Context is key for an art fair, with an event’s brand overlaying a curatorial framework on a more or less random assortment of artworks. Art Basel is the best, Frieze is intellectual/critical, TEFAF is for connoisseurs, etc. For other fairs with a less established identity, regional geography becomes the selling point, and the Dallas Art Fair’s proximity to the US-Mexico border incentivizes dealers to bring work by Latinx and Latin American artists—something that has bubbled over into the virtual edition.
In that vein, it makes sense that one of the marquee works of the fair would be this group portrait by Alfredo Ramos Martínez. A painter who traveled to Paris in the 1920s and returned to Mexico to spread the gospel of modernism, Martínez was an influential artistic force as the head of Mexico City’s Academy of San Carlos, where he aligned himself with student protestors who wanted to throw out antique pedagogical methods to focus on life and the new. Now sometimes called the father of Mexican modernism, he is best known for his portraits of female fruit- and flower-sellers, who offer up a distinctly Mexican vision of pulchritude, with emphatic lines and rich earth tones.
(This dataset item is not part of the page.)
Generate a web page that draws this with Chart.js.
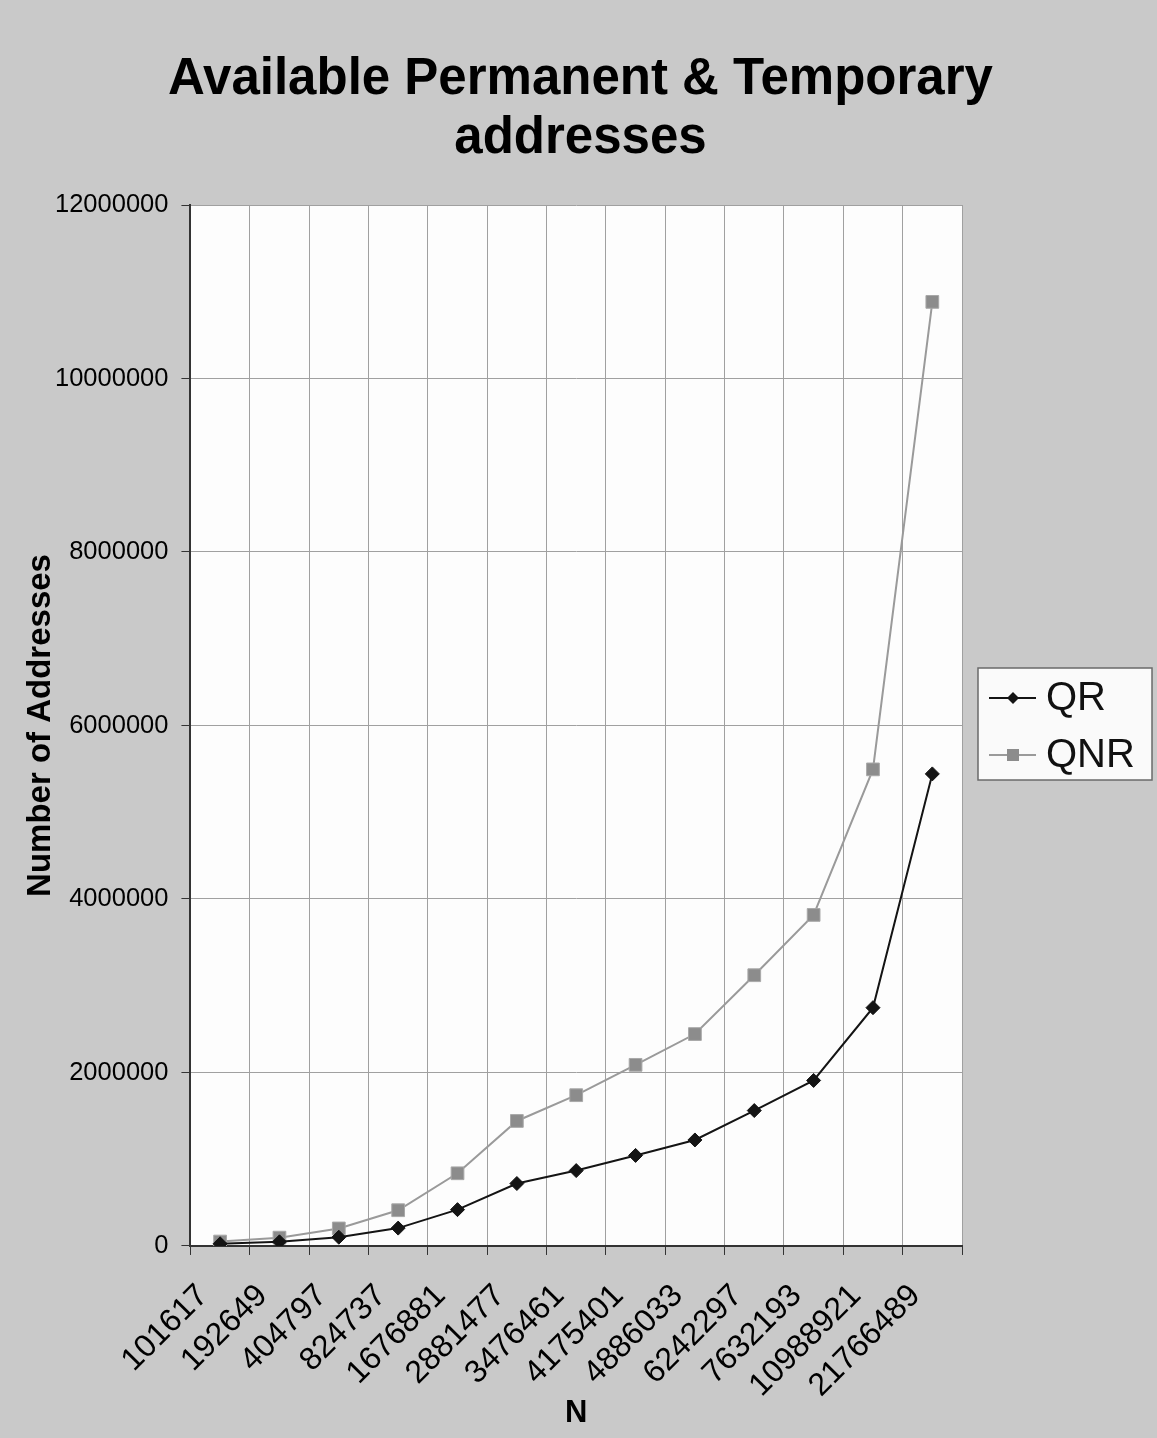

Martínez is currently getting a wave of new attention, and one of his portraits, of a woman bearing a basket of calla lilies on her back, is the promotional image of the Whitney Museum’s now-shuttered “Vida Americana: Mexican Muralists Remake American Art” exhibition. Showing five rather annoyed-looking women who appear as if they are process of being mansplained, this painting isn’t as joyful as some of his more famous ones—which have sold for up to $4 million at auction—but it’s undeniably masterful, and a piece of art history.